The OG Cinderella story had fur slippers instead of glass ones. How did the idea of glass slippers came to be?

by bob-54
gerardmenfin

The Cinderella story is a quasi-universal folk-tale with innumerable variants across cultures (it's tale 510A in the Aarne–Thompson–Uther Index): in its most usual variant, it combines a mistreated stepdaughter, beautiful clothing given by a supernatural being, a ball where a prince fall in love with her, and an identity test based on a shoe. The recent version of Charles Perrault (1697) is the best known in Western cultures and includes the glass slipper.

In 1893, folkorist Marian Rolf Cox identified 345 variants of the story, and noted that the glass shoe/slipper variant could be found in only 6 of them, who "have evidently been subjected to a French influence, and that at a comparatively recent date" (p. 506). Otherwise, Cinderella shoes are made of different materials, which is often gold, but often left unspecified, and in some variants the "proof of identity" is another object (a ring for instance).

The glass/fur debate is actually a French one, due to the homophony between verre (glass) and vair (an obsolete type of fur). The earliest recorded mention of the debate is a review by Théophile Gautier of 1839 about a production of Rossini's Cenerentola, where he said (cited by Hoffmann, 2016):

The slipper of vair (and not glass, a matter hardly suited to slippers), seems to us to be a dramatic device not inferior to that of Othello’s handkerchief.

This opinion was reiterated by Honoré de Balzac in his novel Sur Catherine de Médicis (1841): in a paragraph where a character describes how fur was a luxury item in 15-16th France, Balzac writes that Cendrillon's slipper was "without doubt made of menu vair" and not of verre.

Since then, there has been an ongoing debate in France (and later in other countries) about whether Perrault made a mistake (eg he was told vair when he collected the tale and wrote verre because he did not know what vair was) or did it on purpose. Some later editions or versions of Perrault's tale substituted vair for verre, and this issue has found its way in the public consciousness as some fun "Did you know that..." anecdote.

However, Perrault's tale is unambiguously titled Cendrillon ou la petite pentoufle de verre. Perrault was Louis XIV's go-to guy for arts and letters (and a member of the Académie Française), so he knew a thing or two about French language. There's little doubt that he meant verre or that this not was a last-minute correction by a printer concerned with proper spelling (the book was published when he was alive): the stepsisters cannot put the shoe on at all, despite "doing everything possible", which makes more sense with a glass shoe than with a fur-made one. Also, a fur slipper does not make much sense either: in Furetière's dictionary from the late 1600s, a pantoufle is, like today, a comfortable shoe made to be worn indoors, not something worn at a ball. And a fur shoe?

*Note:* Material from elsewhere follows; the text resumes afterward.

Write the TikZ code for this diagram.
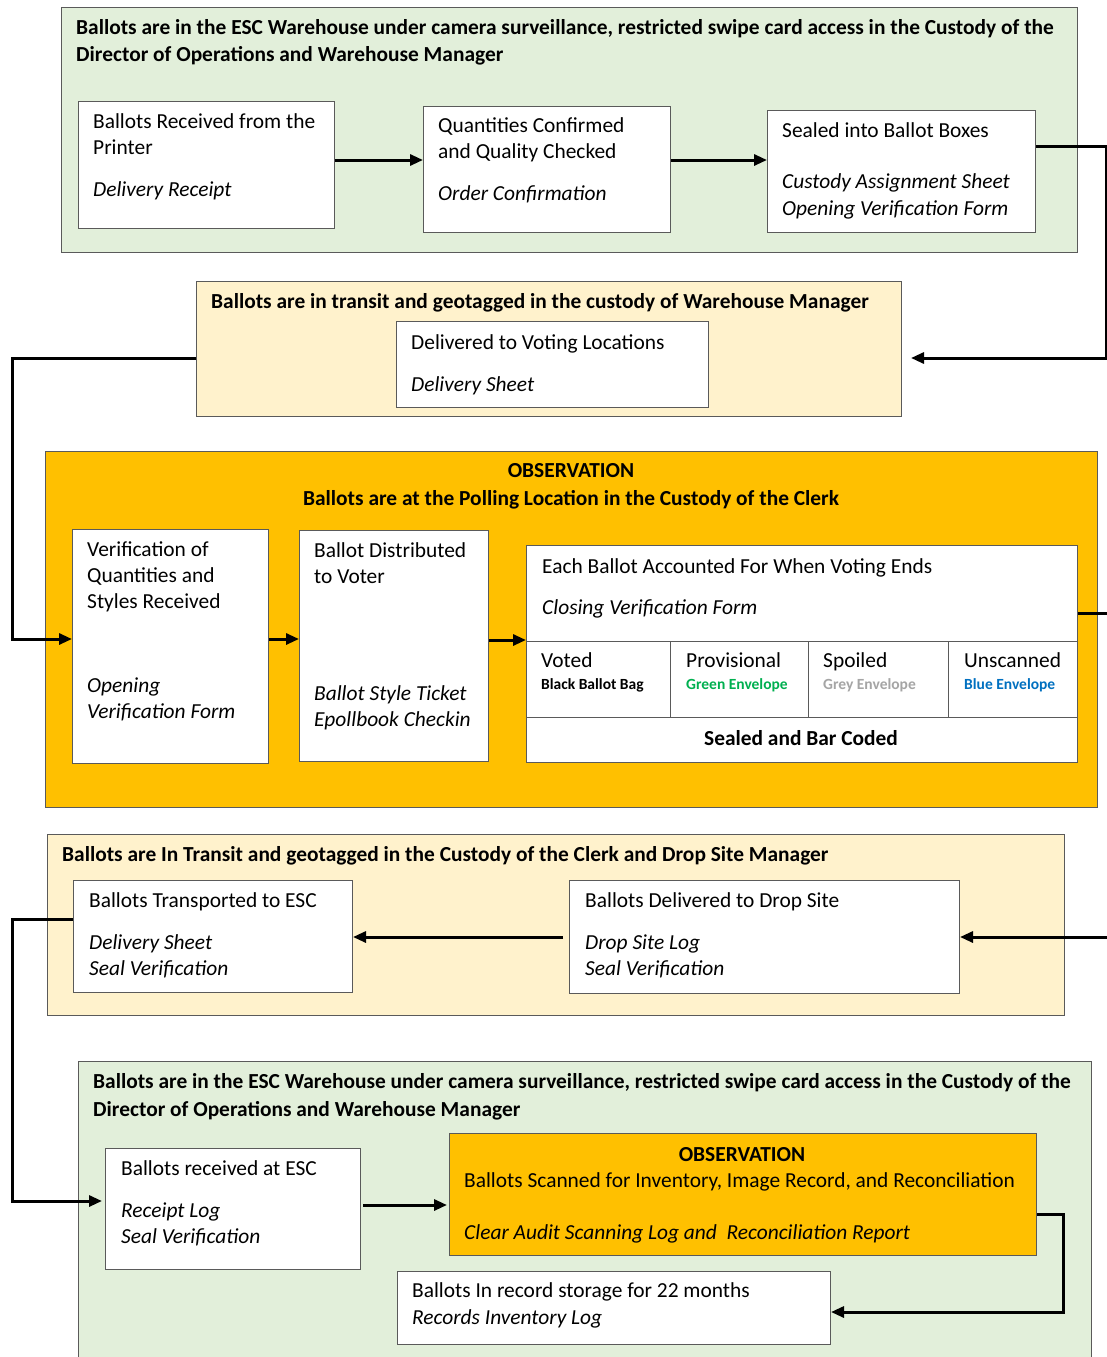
\documentclass[tikz,border=0pt]{standalone}
\usepackage{fontspec}
\setmainfont{Carlito}
\usetikzlibrary{arrows.meta}
\definecolor{lgreen}{HTML}{E2EFDA}
\definecolor{lyellow}{HTML}{FFF2CC}
\definecolor{obsorange}{HTML}{FFC000}
\definecolor{bordergray}{HTML}{5A5A5A}
\definecolor{envgreen}{HTML}{00B050}
\definecolor{envgrey}{HTML}{A5A5A5}
\definecolor{envblue}{HTML}{0070C0}
\tikzset{
  panel/.style={draw=bordergray, line width=1pt, anchor=north west, inner sep=0pt},
  box/.style={draw=bordergray, fill=white, line width=1pt, anchor=north west, inner sep=0pt},
  txt/.style={anchor=base west, inner sep=0pt, font=\fontsize{21.4}{24}\selectfont},
  itxt/.style={anchor=base west, inner sep=0pt, font=\fontsize{21.4}{24}\selectfont\itshape},
  btxt/.style={anchor=base west, inner sep=0pt, font=\fontsize{21.4}{24}\selectfont\bfseries},
  stxt/.style={anchor=base west, inner sep=0pt, font=\fontsize{15.5}{16}\selectfont\bfseries},
  conn/.style={line width=3pt, -{Triangle[length=13pt,width=11pt]}},
  plainline/.style={line width=3pt},
  divider/.style={draw=bordergray, line width=1pt}
}
\begin{document}
\begin{tikzpicture}[x=1pt,y=-1pt]
\useasboundingbox (0,0) rectangle (1107,1357);
\clip (0,0) rectangle (1107,1357);

% ---------- Panel 1 (green) ----------
\node[panel, fill=lgreen, minimum width=1016, minimum height=245] (g1) at (61,7) {};
\node[btxt] (g1t1) at (76,34) {Ballots are in the ESC Warehouse under camera surveillance, restricted swipe card access in the Custody of the};
\node[btxt] (g1t2) at (76,61) {Director of Operations and Warehouse Manager};

\node[box, minimum width=256, minimum height=127] (a1) at (78,101) {};
\node[txt] (a1t1) at (93,128) {Ballots Received from the};
\node[txt] (a1t2) at (93,154) {Printer};
\node[itxt] (a1t3) at (93,196) {Delivery Receipt};

\node[box, minimum width=247, minimum height=126] (a2) at (423,106) {};
\node[txt] (a2t1) at (438,132) {Quantities Confirmed};
\node[txt] (a2t2) at (438,158) {and Quality Checked};
\node[itxt] (a2t3) at (438,200) {Order Confirmation};

\node[box, minimum width=268, minimum height=122] (a3) at (767,110) {};
\node[txt] (a3t1) at (782,137) {Sealed into Ballot Boxes};
\node[itxt] (a3t2) at (782,188) {Custody Assignment Sheet};
\node[itxt] (a3t3) at (782,215) {Opening Verification Form};

% ---------- Panel 2 (yellow) ----------
\node[panel, fill=lyellow, minimum width=705, minimum height=135] (b) at (196,281) {};
\node[btxt] (bt) at (211,308) {Ballots are in transit and geotagged in the custody of Warehouse Manager};
\node[box, minimum width=312, minimum height=86] (b1) at (396,321) {};
\node[txt] (b1t1) at (411,349) {Delivered to Voting Locations};
\node[itxt] (b1t2) at (411,391) {Delivery Sheet};

% ---------- Panel 3 (orange) ----------
\node[panel, fill=obsorange, minimum width=1052, minimum height=356] (c) at (45,451) {};
\node[btxt, anchor=base] (ct1) at (571,477) {OBSERVATION};
\node[btxt, anchor=base] (ct2) at (571,505) {Ballots are at the Polling Location in the Custody of the Clerk};

\node[box, minimum width=196, minimum height=234] (c1) at (72,529) {};
\node[txt] (c1t1) at (87,556) {Verification of};
\node[txt] (c1t2) at (87,582) {Quantities and};
\node[txt] (c1t3) at (87,608) {Styles Received};
\node[itxt] (c1t4) at (87,692) {Opening};
\node[itxt] (c1t5) at (87,718) {Verification Form};

\node[box, minimum width=189, minimum height=231] (c2) at (299,530) {};
\node[txt] (c2t1) at (314,557) {Ballot Distributed};
\node[txt] (c2t2) at (314,583) {to Voter};
\node[itxt] (c2t3) at (314,700) {Ballot Style Ticket};
\node[itxt] (c2t4) at (314,726) {Epollbook Checkin};

\node[box, minimum width=551, minimum height=217] (c3) at (526,545) {};
\draw[divider] (c3.west |- 0,641) -- (c3.east |- 0,641);
\draw[divider] (c3.west |- 0,717) -- (c3.east |- 0,717);
\draw[divider] (670,641) -- (670,717);
\draw[divider] (808,641) -- (808,717);
\draw[divider] (948,641) -- (948,717);
\node[txt] (c3t1) at (542,573) {Each Ballot Accounted For When Voting Ends};
\node[itxt] (c3t2) at (542,614) {Closing Verification Form};
\node[txt] (v1) at (541,667) {Voted};
\node[stxt] (v2) at (541,689) {Black Ballot Bag};
\node[txt] (p1) at (686,667) {Provisional};
\node[stxt, text=envgreen] (p2) at (686,689) {Green Envelope};
\node[txt] (s1) at (823,667) {Spoiled};
\node[stxt, text=envgrey] (s2) at (823,689) {Grey Envelope};
\node[txt] (u1) at (964,667) {Unscanned};
\node[stxt, text=envblue] (u2) at (964,689) {Blue Envelope};
\node[btxt, anchor=base] (sb) at (801,745) {Sealed and Bar Coded};

% ---------- Panel 4 (yellow) ----------
\node[panel, fill=lyellow, minimum width=1017, minimum height=181] (d) at (47,834) {};
\node[btxt] (dt) at (62,861) {Ballots are In Transit and geotagged in the Custody of the Clerk and Drop Site Manager};
\node[box, minimum width=279, minimum height=112] (d1) at (73,880) {};
\node[txt] (d1t1) at (89,907) {Ballots Transported to ESC};
\node[itxt] (d1t2) at (89,949) {Delivery Sheet};
\node[itxt] (d1t3) at (89,975) {Seal Verification};
\node[box, minimum width=390, minimum height=113] (d2) at (569,880) {};
\node[txt] (d2t1) at (585,907) {Ballots Delivered to Drop Site};
\node[itxt] (d2t2) at (585,949) {Drop Site Log};
\node[itxt] (d2t3) at (585,975) {Seal Verification};

% ---------- Panel 5 (green) ----------
\node[panel, fill=lgreen, minimum width=1013, minimum height=320] (e) at (78,1061) {};
\node[btxt] (et1) at (93,1088) {Ballots are in the ESC Warehouse under camera surveillance, restricted swipe card access in the Custody of the};
\node[btxt] (et2) at (93,1116) {Director of Operations and Warehouse Manager};

\node[box, minimum width=255, minimum height=121] (e1) at (105,1148) {};
\node[txt] (e1t1) at (121,1175) {Ballots received at ESC};
\node[itxt] (e1t2) at (121,1217) {Receipt Log};
\node[itxt] (e1t3) at (121,1243) {Seal Verification};

\node[box, fill=obsorange, minimum width=587, minimum height=122] (e2) at (449,1133) {};
\node[btxt, anchor=base] (e2t1) at (742,1161) {OBSERVATION};
\node[txt] (e2t2) at (464,1187) {Ballots Scanned for Inventory, Image Record, and Reconciliation};
\node[itxt] (e2t3) at (464,1239) {Clear Audit Scanning Log and\ \ Reconciliation Report};

\node[box, minimum width=433, minimum height=73] (e3) at (397,1271) {};
\node[txt] (e3t1) at (412,1297) {Ballots In record storage for 22 months};
\node[itxt] (e3t2) at (412,1324) {Records Inventory Log};

% ---------- Connectors ----------
\coordinate (edgeR1) at (1110,613);
\coordinate (edgeR2) at (1110,937);

\draw[conn] (a1.east |- 0,160) -- (a2.west |- 0,160);
\draw[conn] (a2.east |- 0,160) -- (a3.west |- 0,160);
\draw[conn, shorten >=9pt] (a3.east |- 0,146) -- (1106,146) |- (b.east |- 0,358);
\draw[conn] (b.west |- 0,358) -- (12,358) |- (c1.west |- 0,639);
\draw[conn] (c1.east |- 0,639) -- (c2.west |- 0,639);
\draw[conn] (c2.east |- 0,640) -- (c3.west |- 0,640);
\draw[plainline] (c3.east |- edgeR1) -- (edgeR1);
\draw[conn] (edgeR2) -- (d2.east |- edgeR2);
\draw[conn, shorten <=6pt] (d2.west |- 0,937) -- (d1.east |- 0,937);
\draw[conn, shorten >=3pt] (d1.west |- 0,919) -- (12,919) |- (e1.west |- 0,1201);
\draw[conn, shorten <=2pt, shorten >=2pt] (e1.east |- 0,1205) -- (e2.west |- 0,1205);
\draw[conn] (e2.east |- 0,1214) -- (1063,1214) |- (e3.east |- 0,1312);
\end{tikzpicture}
\end{document}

So basically we do not know why Perrault used a "glass slipper" rather than a "golden shoe", and we can only speculate that he did this to add a layer of fantasy and enchantment to his tale. Hoffmann (2016) writes convincingly about the perception of glass and crystal in Perrault's time and how these materials were used both in reality (luxury objects, often strange ones) and in fantasy tales (caskets, palaces and grottos), both for their beauty and symbolic value:

The notion of a glass shoe was hardly shocking or even particularly novel; drinking glasses in the form of gilded riding boots, or the footwear of a Roman soldier, had been part of the repertoire of Venetian glassmakers since the late sixteenth century. [...] Charles Perrault was not terribly voluble on fairy details, so I will need to leave it to the reader to imagine what Cinderella’s glass slippers might have looked like in the mind’s eye of Perrault’s seventeenth-century readers: etched rock crystal or the sparkling new glass that vied with it; a Venetian affair decorated with millefiori; or perhaps like Louis XIV’s table, bearing nude gods and fanciful hunting scenes. For Cendrillon, Bernard Perrot’s ruby red glass made with deadly arsenic and precious gold would work particularly well. It would remind the prince and the princess of the dangers that may be lurking in enchanted glass things — tunnels or shoes — even when they bring fairy-tale lovers together.